Reporters don’t need to become overnight scholars in the economics of sports stadiums. But they should acknowledge the abundance of research that would arm them with enough ammo to be skeptical of elaborate claims. Plenty of experts are also available and willing to provide valuable insights as sources for their reporting, but they are often ignored or omitted.
Here are some key ideas/concepts that journalists should keep in mind when reporting on future stadium projects:
Economists Overwhelmingly Agree: Taxpayers Should Not Subsidize Sports Stadiums
It is hardly a controversial idea that stadiums are poor targets for public financing or incubators of economic growth. A 2005 survey of members of the American Economics Association found that 85 percent of respondents supported eliminating subsidies to professional sports franchises. In 2017, the University of Chicago Booth School’s Initiative on Global Markets surveyed a panel of U.S. economic experts and found that 83 percent of economists agree that “[p]roviding state and local subsidies for professional sports teams is likely to cost the relevant taxpayer more than any local economic benefits that are generated.”
Since they began studying the issue, economists have long known that they produce no significant economic benefits to local economies. In 1997, Roger G. Noll and Andrew S. Zimbalist published an edited volume for the Brookings Institution called Sports, Jobs, and Taxes: The Economic Impact of Sports Teams and Stadiums. In a Brookings article about the volume, Noll and Zimbalist summarize their findings as well as those of their 15 collaborators:
In every case, the conclusions are the same. A new sports facility has an extremely small (perhaps even negative) effect on overall economic activity and employment. No recent facility appears to have earned anything approaching a reasonable return on investment. No recent facility has been self-financing in terms of its impact on net tax revenues. Regardless of whether the unit of analysis is a local neighborhood, a city, or an entire metropolitan area, the economic benefits of sports facilities are de minimus.

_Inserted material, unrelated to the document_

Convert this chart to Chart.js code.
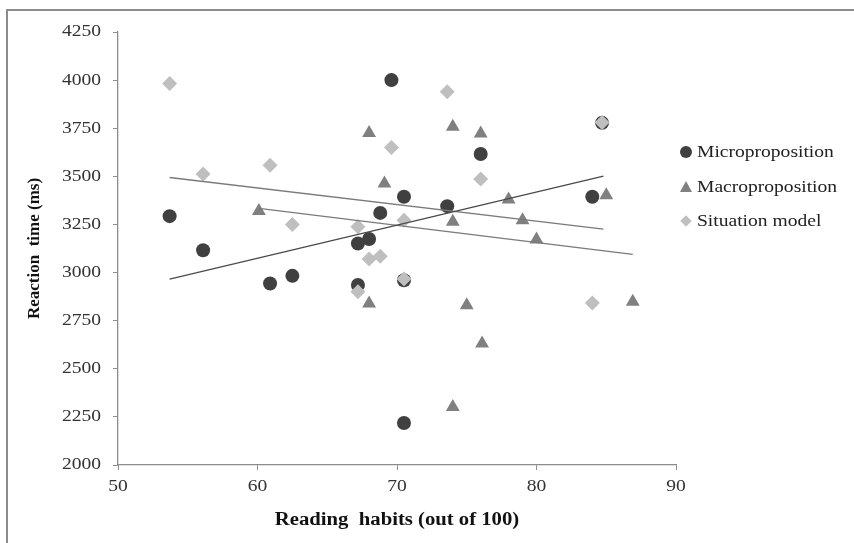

In a 2008 review of the economic literature published in Econ Journal Watch, economists Dennis Coates and Brad R. Humphreys found “near unanimity in the conclusion that stadiums, arenas and sports franchises have no consistent, positive impact on jobs, income, and tax revenues." Another recent 2023 survey of the economic literature on the topic published in the Journal of Economic Surveys by J.C. Bradbury, Coates, and Humphreys examined the findings of over 130 articles spanning 30 years. They, too, found “near-universal consensus evidence that sports venues do not generate large positive effects on local economies.”
Despite grandiose claims from local politicians that new stadiums or sports franchises will boost local economies or create jobs, there is no evidence that sports venues have a significant impact. As sports economist Michael Leeds succinctly put it in a 2015 episode of Marketplace, “If every sports team in Chicago were to suddenly disappear, the impact on the Chicago economy would be a fraction of 1 percent. A baseball team has about the same impact on a community as a midsize department store.”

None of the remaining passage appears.